Prompt:
Please print exactly the lines below, from the start of the material up to and including the line with "const thresholdB = 2;", but none of the pictures.

▼▼▼

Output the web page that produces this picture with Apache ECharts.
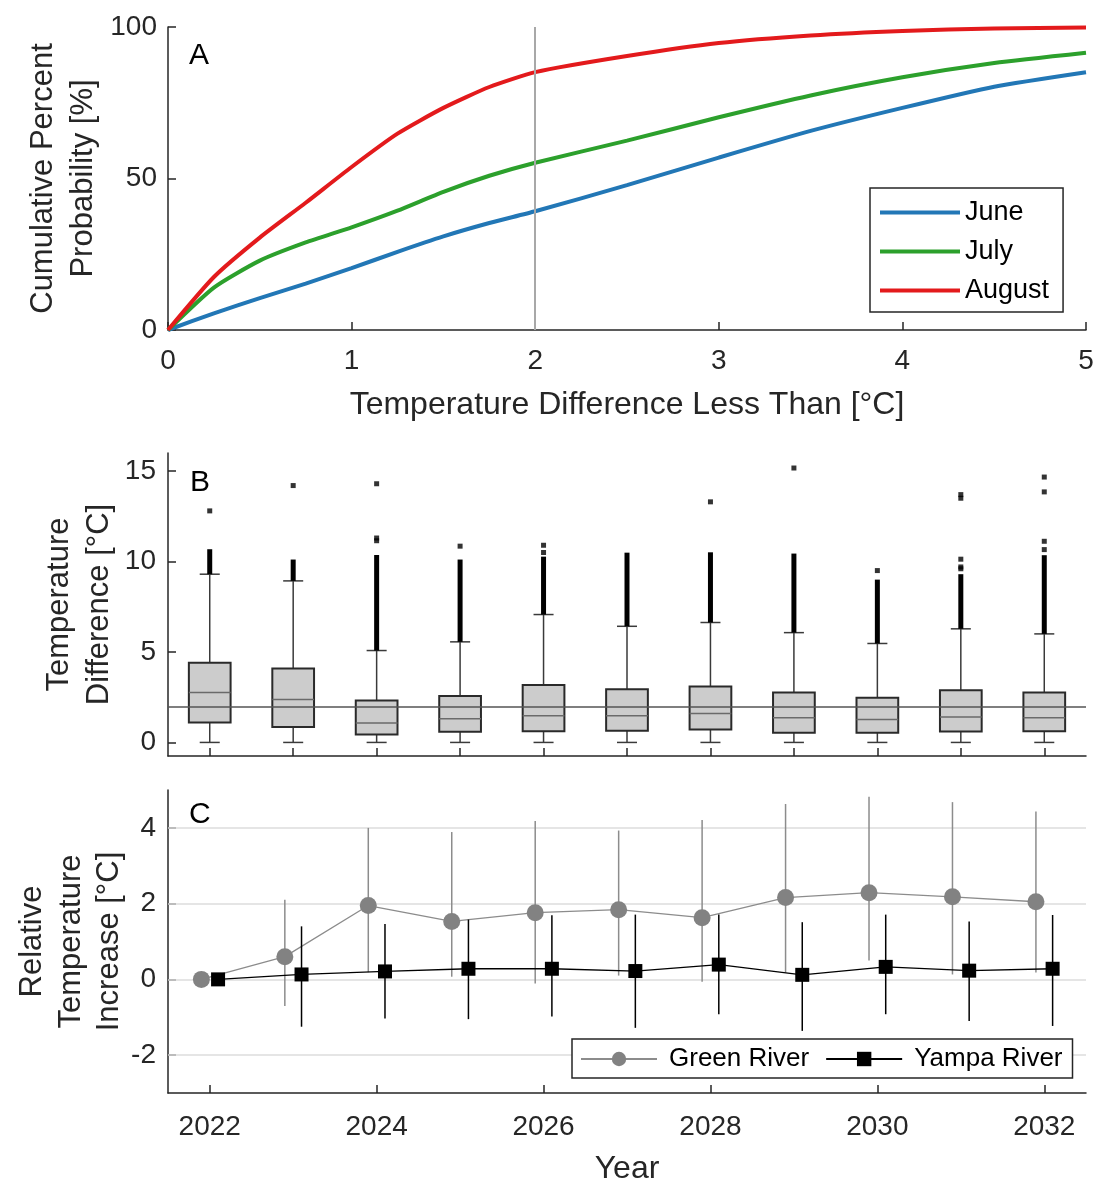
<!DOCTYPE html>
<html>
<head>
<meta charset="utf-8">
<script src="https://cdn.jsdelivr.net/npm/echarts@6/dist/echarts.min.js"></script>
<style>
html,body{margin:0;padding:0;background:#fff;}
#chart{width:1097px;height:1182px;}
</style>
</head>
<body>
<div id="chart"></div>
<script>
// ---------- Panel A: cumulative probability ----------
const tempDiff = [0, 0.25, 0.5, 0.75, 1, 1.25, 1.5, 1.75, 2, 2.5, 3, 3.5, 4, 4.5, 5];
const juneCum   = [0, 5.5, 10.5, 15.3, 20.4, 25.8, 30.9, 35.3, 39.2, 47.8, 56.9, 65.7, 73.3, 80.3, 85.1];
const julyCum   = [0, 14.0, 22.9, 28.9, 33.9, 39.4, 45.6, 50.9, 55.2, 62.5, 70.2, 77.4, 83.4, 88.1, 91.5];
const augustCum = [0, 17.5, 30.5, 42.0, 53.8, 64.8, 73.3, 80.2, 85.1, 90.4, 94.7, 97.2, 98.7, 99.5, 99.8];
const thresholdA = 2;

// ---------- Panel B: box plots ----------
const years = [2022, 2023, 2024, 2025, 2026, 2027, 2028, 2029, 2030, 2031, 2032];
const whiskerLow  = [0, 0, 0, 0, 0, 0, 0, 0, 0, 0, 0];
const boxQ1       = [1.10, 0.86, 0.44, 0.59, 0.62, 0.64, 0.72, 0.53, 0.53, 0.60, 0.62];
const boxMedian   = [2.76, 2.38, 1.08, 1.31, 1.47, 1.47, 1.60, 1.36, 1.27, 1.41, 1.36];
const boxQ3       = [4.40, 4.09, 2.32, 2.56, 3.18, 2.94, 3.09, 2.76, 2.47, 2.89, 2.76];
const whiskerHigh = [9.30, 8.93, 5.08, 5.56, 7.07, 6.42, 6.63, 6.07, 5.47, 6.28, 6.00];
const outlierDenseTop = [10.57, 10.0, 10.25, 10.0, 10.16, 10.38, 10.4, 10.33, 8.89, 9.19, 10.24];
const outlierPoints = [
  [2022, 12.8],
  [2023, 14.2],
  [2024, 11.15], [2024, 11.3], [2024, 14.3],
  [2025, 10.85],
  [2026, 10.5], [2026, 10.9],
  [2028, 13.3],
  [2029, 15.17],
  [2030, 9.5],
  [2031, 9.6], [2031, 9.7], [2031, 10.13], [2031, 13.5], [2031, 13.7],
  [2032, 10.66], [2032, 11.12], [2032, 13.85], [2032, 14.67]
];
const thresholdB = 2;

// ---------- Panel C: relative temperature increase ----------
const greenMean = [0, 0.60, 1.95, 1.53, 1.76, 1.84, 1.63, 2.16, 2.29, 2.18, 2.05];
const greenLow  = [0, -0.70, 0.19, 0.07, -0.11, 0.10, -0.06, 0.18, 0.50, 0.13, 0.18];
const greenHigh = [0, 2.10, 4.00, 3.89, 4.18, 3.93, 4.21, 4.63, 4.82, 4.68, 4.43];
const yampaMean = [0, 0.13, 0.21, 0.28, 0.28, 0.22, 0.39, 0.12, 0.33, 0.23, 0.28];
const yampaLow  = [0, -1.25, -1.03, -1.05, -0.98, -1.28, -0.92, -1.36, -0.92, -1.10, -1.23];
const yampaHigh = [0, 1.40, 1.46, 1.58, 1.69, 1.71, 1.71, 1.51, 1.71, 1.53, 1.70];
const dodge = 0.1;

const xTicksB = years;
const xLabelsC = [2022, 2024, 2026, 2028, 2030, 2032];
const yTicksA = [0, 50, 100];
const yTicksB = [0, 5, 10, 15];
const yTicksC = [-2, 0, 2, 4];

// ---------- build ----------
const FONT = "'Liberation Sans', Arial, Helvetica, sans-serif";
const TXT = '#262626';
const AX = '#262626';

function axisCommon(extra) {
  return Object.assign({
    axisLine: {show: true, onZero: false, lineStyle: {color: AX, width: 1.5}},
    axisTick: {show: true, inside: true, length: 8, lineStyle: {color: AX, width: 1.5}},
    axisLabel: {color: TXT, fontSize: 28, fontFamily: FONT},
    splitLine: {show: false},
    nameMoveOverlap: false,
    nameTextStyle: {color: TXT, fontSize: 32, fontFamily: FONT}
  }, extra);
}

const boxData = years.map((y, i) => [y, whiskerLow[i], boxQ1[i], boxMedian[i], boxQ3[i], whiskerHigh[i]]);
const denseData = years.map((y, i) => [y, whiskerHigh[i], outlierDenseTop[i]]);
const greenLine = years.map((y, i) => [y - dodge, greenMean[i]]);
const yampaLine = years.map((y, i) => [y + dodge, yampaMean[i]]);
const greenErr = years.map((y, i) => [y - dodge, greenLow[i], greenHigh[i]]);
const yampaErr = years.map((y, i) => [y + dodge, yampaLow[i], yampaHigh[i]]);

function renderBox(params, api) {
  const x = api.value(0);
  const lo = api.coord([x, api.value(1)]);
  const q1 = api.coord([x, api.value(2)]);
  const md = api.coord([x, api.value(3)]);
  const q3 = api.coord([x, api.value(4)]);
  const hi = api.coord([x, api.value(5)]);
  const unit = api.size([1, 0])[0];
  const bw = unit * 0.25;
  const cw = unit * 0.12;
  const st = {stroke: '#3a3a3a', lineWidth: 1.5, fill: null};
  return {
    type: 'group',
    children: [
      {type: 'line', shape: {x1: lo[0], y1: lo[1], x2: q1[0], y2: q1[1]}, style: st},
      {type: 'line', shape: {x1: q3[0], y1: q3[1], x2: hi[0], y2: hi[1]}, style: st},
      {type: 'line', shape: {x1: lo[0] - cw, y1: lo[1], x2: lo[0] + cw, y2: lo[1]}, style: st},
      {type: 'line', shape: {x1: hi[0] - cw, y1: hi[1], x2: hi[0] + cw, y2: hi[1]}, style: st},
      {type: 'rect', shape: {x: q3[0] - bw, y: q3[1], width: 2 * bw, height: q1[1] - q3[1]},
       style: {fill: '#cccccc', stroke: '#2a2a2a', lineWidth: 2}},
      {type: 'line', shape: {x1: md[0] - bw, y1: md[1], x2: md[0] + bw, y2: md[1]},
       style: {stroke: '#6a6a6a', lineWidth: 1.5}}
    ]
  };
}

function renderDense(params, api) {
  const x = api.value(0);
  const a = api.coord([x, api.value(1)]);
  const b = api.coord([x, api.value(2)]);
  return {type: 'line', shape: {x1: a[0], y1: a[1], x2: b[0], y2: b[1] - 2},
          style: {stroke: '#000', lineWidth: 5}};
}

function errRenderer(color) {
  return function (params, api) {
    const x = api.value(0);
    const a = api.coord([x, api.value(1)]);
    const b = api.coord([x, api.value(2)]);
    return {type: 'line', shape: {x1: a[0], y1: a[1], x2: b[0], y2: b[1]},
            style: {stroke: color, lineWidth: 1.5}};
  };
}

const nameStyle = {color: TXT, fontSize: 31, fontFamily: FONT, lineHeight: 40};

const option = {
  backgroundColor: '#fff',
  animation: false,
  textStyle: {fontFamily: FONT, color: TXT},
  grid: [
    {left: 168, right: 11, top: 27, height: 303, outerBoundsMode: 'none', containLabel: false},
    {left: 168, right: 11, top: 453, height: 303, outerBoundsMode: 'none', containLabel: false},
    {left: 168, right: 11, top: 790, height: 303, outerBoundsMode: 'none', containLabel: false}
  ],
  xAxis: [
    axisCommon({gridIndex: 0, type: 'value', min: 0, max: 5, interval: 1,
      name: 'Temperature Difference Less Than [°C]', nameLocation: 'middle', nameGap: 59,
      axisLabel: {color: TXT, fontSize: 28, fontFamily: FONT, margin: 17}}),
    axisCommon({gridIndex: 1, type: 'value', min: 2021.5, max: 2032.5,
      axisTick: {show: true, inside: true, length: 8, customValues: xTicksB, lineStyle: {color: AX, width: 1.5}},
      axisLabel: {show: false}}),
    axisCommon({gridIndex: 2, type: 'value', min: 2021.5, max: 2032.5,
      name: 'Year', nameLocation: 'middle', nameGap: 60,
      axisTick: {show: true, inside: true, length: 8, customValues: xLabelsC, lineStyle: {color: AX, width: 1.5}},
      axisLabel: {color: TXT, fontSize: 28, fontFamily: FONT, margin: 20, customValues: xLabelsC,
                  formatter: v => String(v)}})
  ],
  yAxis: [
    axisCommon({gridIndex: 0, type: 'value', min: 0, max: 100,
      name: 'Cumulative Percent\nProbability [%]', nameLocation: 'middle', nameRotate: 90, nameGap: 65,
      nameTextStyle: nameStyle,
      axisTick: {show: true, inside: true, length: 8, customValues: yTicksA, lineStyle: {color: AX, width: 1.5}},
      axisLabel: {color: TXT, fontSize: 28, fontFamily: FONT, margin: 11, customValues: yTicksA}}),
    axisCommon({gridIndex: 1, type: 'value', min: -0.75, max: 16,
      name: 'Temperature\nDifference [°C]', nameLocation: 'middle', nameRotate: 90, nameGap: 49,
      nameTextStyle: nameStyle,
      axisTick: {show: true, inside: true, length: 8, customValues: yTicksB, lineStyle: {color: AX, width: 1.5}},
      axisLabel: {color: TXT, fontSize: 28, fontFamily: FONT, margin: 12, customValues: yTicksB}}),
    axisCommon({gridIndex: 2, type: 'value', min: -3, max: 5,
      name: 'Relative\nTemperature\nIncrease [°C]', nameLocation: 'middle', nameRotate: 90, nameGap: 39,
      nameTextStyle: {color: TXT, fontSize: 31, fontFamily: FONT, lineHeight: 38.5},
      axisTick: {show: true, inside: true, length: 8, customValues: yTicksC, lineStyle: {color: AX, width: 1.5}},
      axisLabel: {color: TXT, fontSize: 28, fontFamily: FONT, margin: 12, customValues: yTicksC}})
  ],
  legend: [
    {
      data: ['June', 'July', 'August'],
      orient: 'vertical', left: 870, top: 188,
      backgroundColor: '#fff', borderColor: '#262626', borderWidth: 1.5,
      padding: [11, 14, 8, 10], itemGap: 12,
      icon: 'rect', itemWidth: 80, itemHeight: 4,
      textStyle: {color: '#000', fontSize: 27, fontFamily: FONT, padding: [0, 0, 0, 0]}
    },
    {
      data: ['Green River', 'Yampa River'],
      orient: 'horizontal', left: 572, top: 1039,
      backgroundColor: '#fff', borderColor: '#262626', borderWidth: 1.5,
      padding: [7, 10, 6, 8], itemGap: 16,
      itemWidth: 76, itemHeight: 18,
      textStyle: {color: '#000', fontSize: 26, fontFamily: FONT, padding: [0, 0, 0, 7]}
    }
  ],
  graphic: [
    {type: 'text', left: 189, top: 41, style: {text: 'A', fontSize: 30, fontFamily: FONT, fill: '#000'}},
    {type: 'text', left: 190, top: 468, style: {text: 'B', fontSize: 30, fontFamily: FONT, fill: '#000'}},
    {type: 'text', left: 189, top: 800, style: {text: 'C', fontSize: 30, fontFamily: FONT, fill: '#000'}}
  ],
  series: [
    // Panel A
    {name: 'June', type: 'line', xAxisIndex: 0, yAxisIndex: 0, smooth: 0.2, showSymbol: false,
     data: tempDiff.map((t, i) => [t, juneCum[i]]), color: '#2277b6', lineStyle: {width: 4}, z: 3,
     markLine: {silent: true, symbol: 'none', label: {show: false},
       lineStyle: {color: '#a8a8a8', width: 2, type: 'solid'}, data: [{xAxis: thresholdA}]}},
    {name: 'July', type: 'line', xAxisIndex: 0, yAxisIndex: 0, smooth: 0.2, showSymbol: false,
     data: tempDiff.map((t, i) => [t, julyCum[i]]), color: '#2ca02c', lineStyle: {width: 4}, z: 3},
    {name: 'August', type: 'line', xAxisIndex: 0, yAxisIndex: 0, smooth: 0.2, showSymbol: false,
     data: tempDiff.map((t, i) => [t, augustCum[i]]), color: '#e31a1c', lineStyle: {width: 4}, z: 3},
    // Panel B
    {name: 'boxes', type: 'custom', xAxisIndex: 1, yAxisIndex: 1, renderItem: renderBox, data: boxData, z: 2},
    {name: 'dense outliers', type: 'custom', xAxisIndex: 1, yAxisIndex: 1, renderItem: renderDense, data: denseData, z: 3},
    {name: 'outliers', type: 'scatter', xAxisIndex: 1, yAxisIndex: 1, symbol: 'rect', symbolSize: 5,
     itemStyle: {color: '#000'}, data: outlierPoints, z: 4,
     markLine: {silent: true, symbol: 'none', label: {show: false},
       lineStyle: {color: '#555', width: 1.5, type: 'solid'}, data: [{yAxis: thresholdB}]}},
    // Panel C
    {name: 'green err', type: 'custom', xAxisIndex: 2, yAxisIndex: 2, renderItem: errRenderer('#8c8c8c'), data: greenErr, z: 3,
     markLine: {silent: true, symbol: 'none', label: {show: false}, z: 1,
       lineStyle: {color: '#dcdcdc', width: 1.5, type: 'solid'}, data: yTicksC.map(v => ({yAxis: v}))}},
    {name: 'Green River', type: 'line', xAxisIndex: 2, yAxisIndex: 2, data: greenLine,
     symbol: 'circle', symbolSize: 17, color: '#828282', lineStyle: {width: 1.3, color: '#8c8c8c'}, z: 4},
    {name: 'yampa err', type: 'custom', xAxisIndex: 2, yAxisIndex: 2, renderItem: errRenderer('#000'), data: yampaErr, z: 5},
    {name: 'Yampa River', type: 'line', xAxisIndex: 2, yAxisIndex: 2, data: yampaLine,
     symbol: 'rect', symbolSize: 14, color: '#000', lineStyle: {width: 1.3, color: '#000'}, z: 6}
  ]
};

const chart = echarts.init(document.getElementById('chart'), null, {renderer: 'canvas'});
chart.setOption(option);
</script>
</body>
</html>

▲▲▲

Response to this exercise:
Output the web page that produces this picture with Apache ECharts.
<!DOCTYPE html>
<html>
<head>
<meta charset="utf-8">
<script src="https://cdn.jsdelivr.net/npm/echarts@6/dist/echarts.min.js"></script>
<style>
html,body{margin:0;padding:0;background:#fff;}
#chart{width:1097px;height:1182px;}
</style>
</head>
<body>
<div id="chart"></div>
<script>
// ---------- Panel A: cumulative probability ----------
const tempDiff = [0, 0.25, 0.5, 0.75, 1, 1.25, 1.5, 1.75, 2, 2.5, 3, 3.5, 4, 4.5, 5];
const juneCum   = [0, 5.5, 10.5, 15.3, 20.4, 25.8, 30.9, 35.3, 39.2, 47.8, 56.9, 65.7, 73.3, 80.3, 85.1];
const julyCum   = [0, 14.0, 22.9, 28.9, 33.9, 39.4, 45.6, 50.9, 55.2, 62.5, 70.2, 77.4, 83.4, 88.1, 91.5];
const augustCum = [0, 17.5, 30.5, 42.0, 53.8, 64.8, 73.3, 80.2, 85.1, 90.4, 94.7, 97.2, 98.7, 99.5, 99.8];
const thresholdA = 2;

// ---------- Panel B: box plots ----------
const years = [2022, 2023, 2024, 2025, 2026, 2027, 2028, 2029, 2030, 2031, 2032];
const whiskerLow  = [0, 0, 0, 0, 0, 0, 0, 0, 0, 0, 0];
const boxQ1       = [1.10, 0.86, 0.44, 0.59, 0.62, 0.64, 0.72, 0.53, 0.53, 0.60, 0.62];
const boxMedian   = [2.76, 2.38, 1.08, 1.31, 1.47, 1.47, 1.60, 1.36, 1.27, 1.41, 1.36];
const boxQ3       = [4.40, 4.09, 2.32, 2.56, 3.18, 2.94, 3.09, 2.76, 2.47, 2.89, 2.76];
const whiskerHigh = [9.30, 8.93, 5.08, 5.56, 7.07, 6.42, 6.63, 6.07, 5.47, 6.28, 6.00];
const outlierDenseTop = [10.57, 10.0, 10.25, 10.0, 10.16, 10.38, 10.4, 10.33, 8.89, 9.19, 10.24];
const outlierPoints = [
  [2022, 12.8],
  [2023, 14.2],
  [2024, 11.15], [2024, 11.3], [2024, 14.3],
  [2025, 10.85],
  [2026, 10.5], [2026, 10.9],
  [2028, 13.3],
  [2029, 15.17],
  [2030, 9.5],
  [2031, 9.6], [2031, 9.7], [2031, 10.13], [2031, 13.5], [2031, 13.7],
  [2032, 10.66], [2032, 11.12], [2032, 13.85], [2032, 14.67]
];
const thresholdB = 2;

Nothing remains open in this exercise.